Thanks for finally getting it right
Recently I cracked under pressure and dropped a summer math class that would have allowed me to graduate in the fall. It was weak. I was weak. My constitution faltered.
Yet as I was sitting in five o’clock traffic listening to an NPR reporter I’ve heard a thousand times and still not learned his name, a woman with a thick Indian accent came on the airwaves.
She started talking about growing up with a dirt floor and no food, and how, now, she’s a nuclear engineer.
My knuckles turned white on the steering wheel. As I lay awake at night contemplating the state of my discontent, I also realized that according to the formula set by the federal government, dropping that class also meant I might not be able to receive financial aid. The next day after a hurricane of paperwork, I was re-enrolled in the same class and back on track to academic success.
For the first time I can recall in my time as a student here, the OCCC bureaucracy helped me, instead of discouraging me from ever coming back by telling me I have to wait in that other line — again.

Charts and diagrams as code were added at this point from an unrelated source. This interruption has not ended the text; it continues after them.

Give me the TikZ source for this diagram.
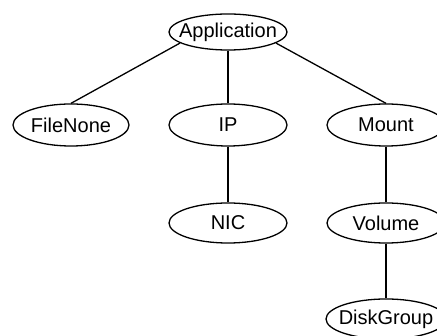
\documentclass[tikz,border=0pt]{standalone}
\usepackage{fontspec}
\setmainfont{Liberation Sans}
\usetikzlibrary{shapes.geometric}
\begin{document}
\begin{tikzpicture}[x=1pt,y=-1pt,
    res/.style={draw,ellipse,line width=1.3pt,inner sep=0pt,
      minimum width=118pt,minimum height=42pt,
      font=\fontsize{20}{23}\selectfont},
    link/.style={line width=1.3pt}]
  \useasboundingbox (0,0) rectangle (437,336);
        \node[res,minimum height=36pt] (app) at (228,32) {\makebox[0pt]{Application}};
        \node[res,minimum width=116pt] (filenone) at (71,125) {\makebox[0pt]{FileNone}};
        \node[res] (ip) at (228,125) {\makebox[0pt]{IP}};
        \node[res] (mount) at (386,125) {\makebox[0pt]{Mount}};
        \node[res,minimum height=40pt] (nic) at (228,223) {\makebox[0pt]{NIC}};
        \node[res,minimum height=40pt] (volume) at (386,223) {\makebox[0pt]{Volume}};
        \node[res,minimum width=120pt,minimum height=40pt] (diskgroup) at (386,319) {\makebox[0pt]{DiskGroup}};
        \draw[link] (app.193) -- (filenone.north);
        \draw[link] (app) -- (ip);
        \draw[link] (app.347) -- (mount.north);
        \draw[link] (ip) -- (nic);
        \draw[link] (mount) -- (volume);
        \draw[link] (volume) -- (diskgroup);
      \end{tikzpicture}
\end{document}
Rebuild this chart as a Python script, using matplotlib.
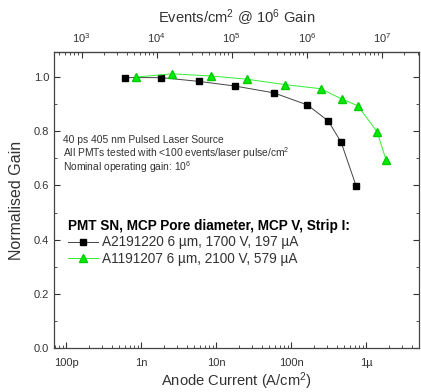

Then, a few days later, something even more impressive happened. I went to the Testing Center, locked my belongings in a locker, signed in, sat down in the VIP room with my test, completed it and left.
I was amazed. There were no complications or cumbersome rules that contribute nothing to security or academic integrity, as there have been in the past. There was no need to make me suffer possible kidney damage because I needed to use the bathroom but still had an unanswered question on my test. In the past, I’m guessing, the mindset was that I could possibly run into somebody with the specific information I needed or that may have pre-emptively taped notes hidden in the paper towel dispensers, somehow.
I don’t know if Financial Aid and the Testing Center had some sort of epiphany — maybe a religious experience, or is now staffed by androids but, regardless of the cause, it’s working. I had great experiences for the first time at both areas.
Thumbs up to both places for finally getting it right.